As I know, Homography (projective transformation) in computer vision can be used to detect object in images but all the examples, I've seen, were on planar objects. Does Homography only work on a planar surface object? Or It can detect any kind of objects? I'm asking because I tried to find the object below (It's a non planar surface object) with no success:
In this link, you can see the code. I used it as it's with just updating the name of images so what we're doing is the following:
- Getting the keypoints from the 2 images using SURF
- Describe the keypoints using SURF descriptor
- Try to match the keypoints between the 2 images
- Use the list of matched key points to compute Homography matrix.
- Get the coordinates of the object corner points.
- Apply perspectiveTransform to get their correspondings in the scene image
- Draw lines between the results points.
Please note that the green lines drawn inside the big circles in the images are the line drawn to represent the results points.
Based on what I showed above, it seems to me that there is something not clear in my understanding of Homography and where it can be applied because this kind of example is quite simple and it didn't work. I'm currently looking into OpenCV code to understand exactly how they estimate it but it's not going quickly.So, does anyone have any clue on how OpenCV computes this transformation? Or any reference that can help in this situation?

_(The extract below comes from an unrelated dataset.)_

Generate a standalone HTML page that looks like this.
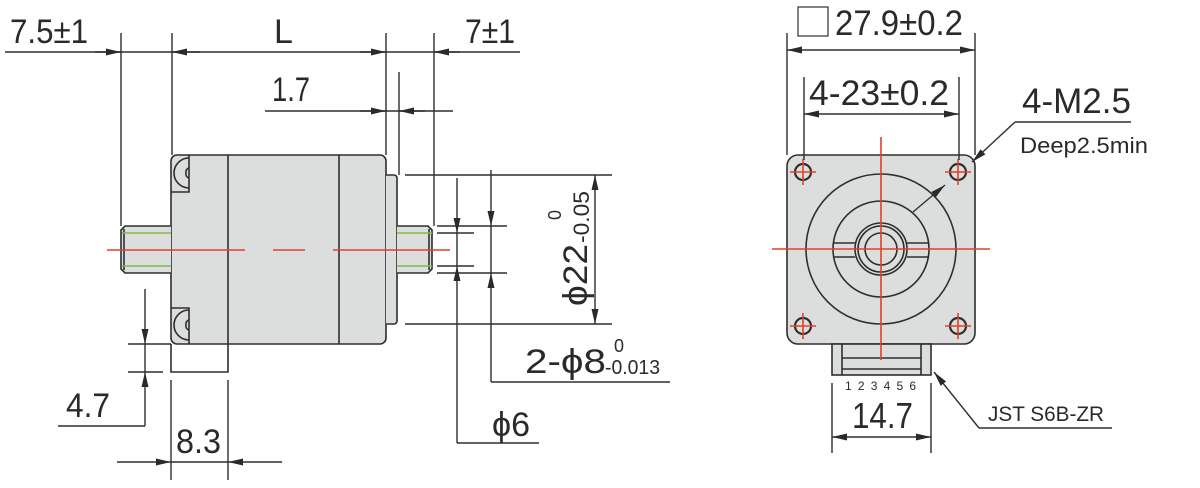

EDITED: Here is another example:
I applied the homography on the object and the yellow box which is just containing the instrument I need. The results are even worse because now it's somehow a point as you can see in the green point surrounded by the red circle. Also, I can't take images for the objects from the scene because I have a lot of videos so what I'm doing is taking a separate images for each intruments and trying to find them in the scene videos.